6 de setembro de 2012

Distopias (1)

Há uma diferença assinalável entre a distopia enquanto tema literário tradicional ou mesmo subgénero da ficção científica, e a recente moda - se já podemos usar tal designação - das distopias Young Adult (YA) que Suzanne Collins parece ter inaugurado e celebrizado com a série The Hunger Games, e que parecem querer substituir a moda dos vampiros adolescentes que todos tivemos de aturar nos últimos anos*. Acontece que as distopias já cá andam há imenso tempo - e, não por acaso, algumas das obras de ficção científica que mais se destacaram junto dos círculos literários mainstream e elitistas foram distopias. Livros como Nineteen Eighty-Four, de George Orwell, A Clockwork Orange, de Anthony Burgess, Brave New World, de Aldous Huxley ou Fahrenheit 451, de Ray Bradbury, para citar aqueles que serão porventura aos mais conhecidos e reconhecidos, saltaram há muito a fronteira do género e, hoje em dia, surgem com relativa frequência nas famosas - e, regra geral, previsíveis - listas dos “livros da vida” de toda a gente.

Podemos, claro, mencionar outras distopias: Stand on Zanzibar, de John Brunner; Children of Men, de P. D. James (que não é autora de ficção científica), V for Vendetta, de Alan Moore, The Space Merchants, de Frederik Pohl e Cyril M. Kornbluth, ou Do Androids Dream of Electric Sheep?, de Philip K. Dick (aliás, a obra de Dick encaixa com regularidade na distopia, e quase é uma categoria distópica própria). Mesmo o cyberpunk, em si um subgénero, entra com frequência nas convenções da distopia - exemplo disso é Neuromancer, de William Gibson (se quisermos passar para o cinema, vejamos Blade Runner ou The Matrix). Sem esquecer outras obras enquadradas numa ficção científica mais “clássica” (expressão muito pouco rigorosa neste contexto, bem sei, mas percebem a ideia) que utilizam contudo elementos tradicionalmente distópicos nas suas fundações - como, por exemplo, Gateway, de Frederik Pohl, ou a sucessão de pequenas distopias que Joe Haldeman e Ursula K. Le Guin apresentam, respectivamente, em The Forever War e The Lathe of Heaven.
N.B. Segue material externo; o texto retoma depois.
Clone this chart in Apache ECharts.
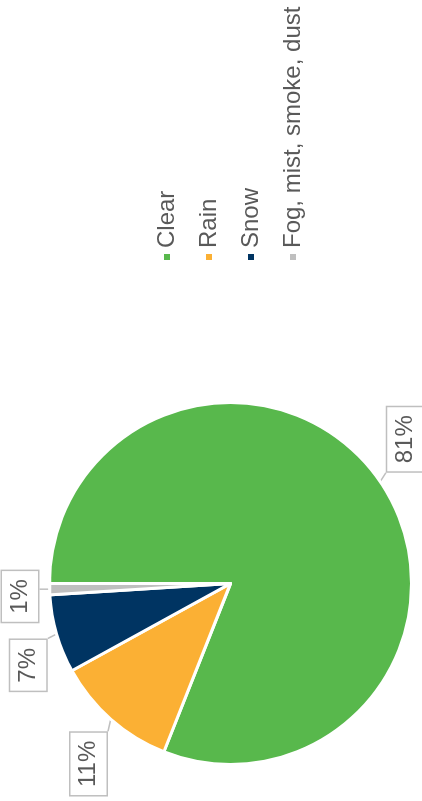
<!DOCTYPE html>
<html>
<head>
<meta charset="utf-8">
<script src="https://cdn.jsdelivr.net/npm/echarts@6/dist/echarts.min.js"></script>
<style>
  html, body { margin: 0; padding: 0; background: #ffffff; overflow: hidden; }
  #page { position: relative; width: 422px; height: 801px; overflow: hidden; }
  /* The chart is laid out landscape and turned a quarter turn counter-clockwise */
  #chart {
    position: absolute; left: 0; top: 0;
    width: 801px; height: 422px;
    transform-origin: 0 0;
    transform: translate(0, 801px) rotate(-90deg);
  }
</style>
</head>
<body>
<div id="page"><div id="chart"></div></div>
<script>
// Weather conditions, share of cases (%)
const categories = ['Clear', 'Rain', 'Snow', 'Fog, mist, smoke, dust'];
const shares = [81, 11, 7, 1];
const sliceColors = ['#58b84c', '#fbb034', '#003462', '#bfbfbf'];

const FONT = '"Liberation Sans", Arial, Helvetica, sans-serif';
const TEXT_COLOR = '#595959';

// Place each value box as a callout just outside its slice, with a short tail back to the rim
function placeCallout(p) {
  const pts = p.labelLinePoints;
  if (!pts || pts.length < 2) return {};
  const P = pts[0];
  let dx = pts[1][0] - P[0];
  let dy = pts[1][1] - P[1];
  const len = Math.hypot(dx, dy) || 1;
  dx /= len; dy /= len;
  const hw = p.labelRect.width / 2;
  const hh = p.labelRect.height / 2;
  const cx = P[0] + Math.sign(dx) * hw * Math.min(1, 8 * Math.abs(dx)) + 16 * dx;
  const cy = P[1] + Math.sign(dy) * hh * Math.min(1, 4 * Math.abs(dy)) + 10 * dy * dy * dy;
  const qx = Math.max(cx - hw, Math.min(P[0], cx + hw));
  const qy = Math.max(cy - hh, Math.min(P[1], cy + hh));
  return {
    x: cx, y: cy, align: 'center', verticalAlign: 'middle',
    labelLinePoints: [[P[0], P[1]], [qx, qy]]
  };
}

const chart = echarts.init(document.getElementById('chart'), null, { renderer: 'canvas' });

chart.setOption({
  backgroundColor: '#ffffff',
  animation: false,
  color: sliceColors,
  textStyle: { fontFamily: FONT },
  legend: {
    orient: 'vertical',
    left: 539,
    top: 155,
    padding: 0,
    itemWidth: 8,
    itemHeight: 8,
    itemGap: 18,
    icon: 'rect',
    data: categories,
    textStyle: { color: TEXT_COLOR, fontSize: 24, lineHeight: 24, fontFamily: FONT }
  },
  series: [{
    type: 'pie',
    center: [217.5, 230.5],
    radius: 181,
    startAngle: 90,
    clockwise: true,
    avoidLabelOverlap: false,
    itemStyle: { borderColor: '#ffffff', borderWidth: 3 },
    label: {
      show: true,
      position: 'outside',
      formatter: '{c}%',
      color: TEXT_COLOR,
      fontSize: 24,
      lineHeight: 24,
      fontFamily: FONT,
      backgroundColor: '#ffffff',
      borderColor: '#bfbfbf',
      borderWidth: 1.5,
      padding: [6, 8]
    },
    labelLine: {
      show: true,
      length: 10,
      length2: 0,
      lineStyle: { color: '#bfbfbf', width: 1.5 }
    },
    labelLayout: placeCallout,
    emphasis: { disabled: true },
    data: categories.map((name, i) => ({ name: name, value: shares[i] }))
  }]
});
</script>
</body>
</html>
E a lista continua. 

Como é bom de ver, nenhum destes livros é indicado para um público YA - ou são demaisado elaborados do ponto de vista narrativo e/ou linguístico, ou apresentam um excesso de violência e de sexualidade explícita, ou, regra geral, abordam temas mais densos e complexos, que podem exigir uma maior “bagagem”. Não quero com isto dizer que as distopias YA não possam abordar temas relevantes - do que vi (adaptação cinematográfica) e li (artigos e críticas) a propósito de The Hunger Games, alguns desses temas estão lá -, mas julgo que a abordagem é bastante distinta, e de certa forma simplificada.**  

Isto para dizer, em jeito de comentário a este post, que as distopias já ocupam o seu lugar entre os leitores - e também entre as elites literárias e os académicos - há muitos anos (passe o óbvio). Constituem um subgénero tão forte que quase transcendem o próprio género (recordo-me de uma amiga que, quando lhe disse que Nineteen Eighty-Four, livro de que ela gosta muito, podia ser enquadrado na ficção científica, me respondeu “é diferente”). O que The Hunger Games me parece estar a divulgar - com bastante sucesso, diga-se de passagem - é uma variação da própria distopia, uma distopia light (não necessariamente em sentido depreciativo) que pode muito bem servir para motivar leituras mais complexas. Neste sentido, julgo que o fenómeno se possa revelar bastante positivo, mas talvez ainda seja muito cedo para perceber isso.

Nota: Fotografia retirada daqui. Apesar de o autor brincar com a inclusão de Ayn Rand na pilha de livros, a verdade é que pelo menos Atlas Shrugged pode, de certa forma, encaixar numa espécie de distopia particularmente ideológica - não sei se o mesmo se aplica a Anthem, obra que ainda não li. De qualquer forma, e apesar de simpatizar com a autora, pessoalmente não a incluiria aqui.

* Não será decerto indiferente ao fenómeno o facto de a adaptação cinematográfica de The Hunger Games ter resultado num filme bastante interessante.

** Passe a simplificação grosseira: neste tópico poderíamos falar de inúmeros aspectos característicos das distopias, como os heróis e anti-heróis específicos, as cargas ideológicas, as reflexões políticas, económicas e sociais, etc.